Avi Wilensky: 11:33:31 am
Next Q: How does this not turn into an Amazon issue where you buy something for someone else and you get served relevant content. How do I get unlocked out. G: You shouldn't see irrelevant content just because you've been there before. When thinking about the problem, we give you choices! Do try to value both the new content and the content you are clicking on all the time. Balancing game. B: Good thing about search is we still have the keyword history. Not as powerful as the search query. Amazon doesn't have that advantage.
Avi Wilensky: 11:35:00 am
Q: Do you make use of Geo-location services - G+ checkins, 4SQ, etc. Does it play a role? G: Alot of this content is private and we don't have access to it. Try our best to find out when businesses are closed, and the physical world - try to use any observations we can. B: Better question is will we use it? If It's valuable, then we will try to use it.
Avi Wilensky: 11:37:36 am
Danny: Lots of questions about national trying to reach global audience, etc. G: We know that people buy stuff online and in store, and we try to balance that. B: Like Jack said, we try to do our best, it's a problem were trying to figure out. Schema.org may come up with a solution to help with that challenge of locations served.
Avi Wilensky: 11:41:06 am
Next Q: Can you give us some sense of the % of personalization? Do you geotarget 90% of the time, etc...G: No target percentage, we try to tackle the problem by analyzing these loose percentages and vary by query, varies by the ability to do it and data available. No target percentages. B: Agree, but lots of opportunity. Last year about 5%, now it's less than a 1/3 but cant give exact number. Certain queries get impacted more than others.
Avi Wilensky: 11:43:33 am
Next Q: Bounce rate - you can tell someone comes back to the result sets, is that a factor? G: We try to figure out if search results are good. Many ways. Not so simple. We look for queries to improve by looking for info people aren't finding what they want. B: IF you bounce, probably not good - will look at signals to see if users are satisfied. DAnny - can be fooled with Mturk - B: no.
Avi Wilensky: 11:48:27 am
Danny: Can the bots tell if the sites are not mobile friendly? G: Tough, we don't want to hide good content because of browsers compatibility issues. Danny: There was a time there was mobile content and search engines. G: Nothing bad will happen if consumers can get to your content. B: Mobile is definitely a context. In general, match context of the query to documents optimized to that.
Avi Wilensky: 11:53:40 am
Q: If you have a dense geo - for example SF and the valley - does population density affect search results? G: We try to give you the right local results given your area - how far people are going to get local content - if you are in NYC vs. Sunnyvale - how far you are willing to travel is different in different areas of density and we do try to tune it. Not as simple as population. B: In terms of web search, if an area is more dense, you need to be more precise. G: Bodies of water are so mean, because it's close but you wont go across the bridge to get pizza, etc.
Avi Wilensky: 11:55:33 am
Danny: This is really screwing up ranking reports - makes it difficult - what are we supposed to do? G: We apologize! At the end of the day we want users to get to content they want. We measure EVERYTHING to improve UX. Sometimes it hurts ability to measure. B: Trading complexity and user experience.

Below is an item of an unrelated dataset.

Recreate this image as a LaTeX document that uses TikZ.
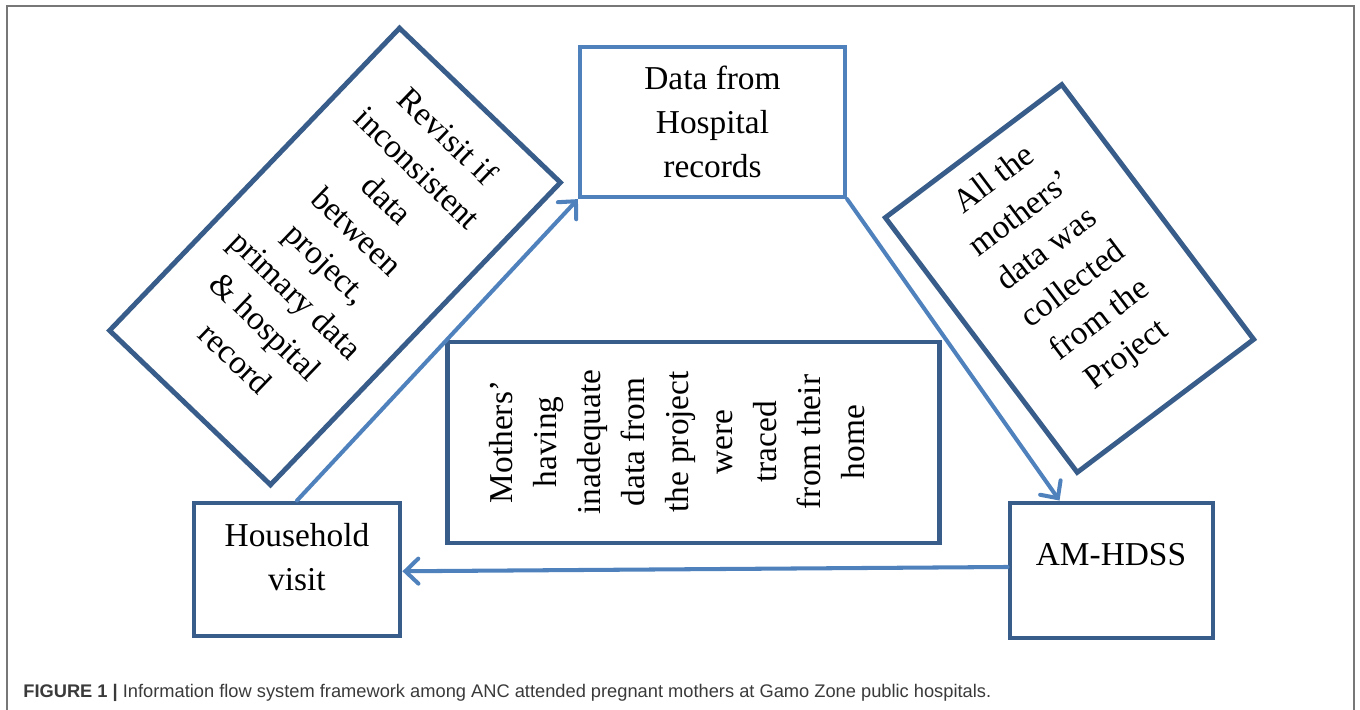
\documentclass[tikz,border=0pt]{standalone}
\usepackage{fontspec}
\setmainfont{Liberation Serif}
\newfontfamily\capfont{Liberation Sans}
\usetikzlibrary{arrows.meta,calc}
\definecolor{darkbox}{HTML}{385D8A}
\definecolor{lightbox}{HTML}{4F81BD}
\definecolor{framegray}{HTML}{777777}
\definecolor{capgray}{HTML}{3A3A3A}

\begin{document}
\begin{tikzpicture}[x=0.02cm, y=-0.02cm,
  box/.style={draw=darkbox, line width=2.8pt, inner sep=0pt},
  boxtext/.style={font=\fontsize{19}{25}\selectfont, align=center},
  flow/.style={lightbox, line width=2.3pt, line cap=round,
    -{Straight Barb[length=2.6mm, width=5mm, line cap=round]}}]

  \useasboundingbox (0,0) rectangle (1360,710);
  \draw[framegray, line width=1.2pt] (7,710) -- (7,6) -- (1354,6) -- (1354,710);

  % boxes
  \node[box, draw=lightbox, line width=2.4pt, minimum width=5.3cm, minimum height=3cm, boxtext]
    (hospital) at (712.5,122) {Data from\\Hospital\\records};
  \node[box, minimum width=4.12cm, minimum height=2.66cm] (household) at (297,569.5) {};
  \node[box, minimum width=4.06cm, minimum height=2.7cm] (amhdss) at (1111.5,570.5) {};
  \node[box, minimum width=9.86cm, minimum height=4.02cm] (traced) at (693.5,442.5) {};
  \node[box, rotate=-43.8, minimum width=4.46cm, minimum height=8.38cm] (revisit) at (335,256.5) {};
  \node[box, rotate=37, minimum width=4.42cm, minimum height=6.38cm] (collected) at (1069.5,278.5) {};

  % texts
  \node[boxtext] (householdtext) at (297,557) {Household\\visit};
  \node[boxtext] (amhdsstext) at (1111,555) {AM-HDSS};
  \node[boxtext, rotate=90] (tracedtext) at (677,442) {Mothers’\\having\\inadequate\\data from\\the project\\were\\traced\\from their\\home};
  \node[boxtext, rotate=-43.8] (revisittext) at (342,247) {Revisit if\\inconsistent\\data\\between\\project,\\primary data\\\& hospital\\record};
  \node[boxtext, rotate=37] (collectedtext) at (1061,268) {All the\\mothers’\\data was\\collected\\from the\\Project};

  % arrows
  \draw[flow] (household.north) -- (hospital.south west);
  \draw[flow] (hospital.south east) -- ($(amhdss.north west)!0.25!(amhdss.north east)$);
  \draw[flow] ([yshift=2pt]amhdss.west) -- ([yshift=-1pt]household.east);

  \node[anchor=base west, font=\capfont\fontsize{10.4}{12}\selectfont, text=capgray, inner sep=0pt]
    (caption) at (23,697) {\textbf{FIGURE 1 |} Information flow system framework among ANC attended pregnant mothers at Gamo Zone public hospitals.};
\end{tikzpicture}
\end{document}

Danny: Ranking should have been tossed out years ago because you cant guess at all your terms. Look at overall traffic increasing from search.
Avi Wilensky: 11:56:37 am
Danny: Clicking on ads, is that recorded: G: Yes, B: Don't know. That could be a useful tip to get a user to click on an ad and then it becomes part of their history.
Avi Wilensky: 11:57:16 am
Danny: Any Q's for the audience to the panel? B: All ears for feedback. G: Big challenge.
Avi Wilensky: 11:58:43 am
That is all. Thank you Michelle Robbins for QA moderating. Expo hall is now open!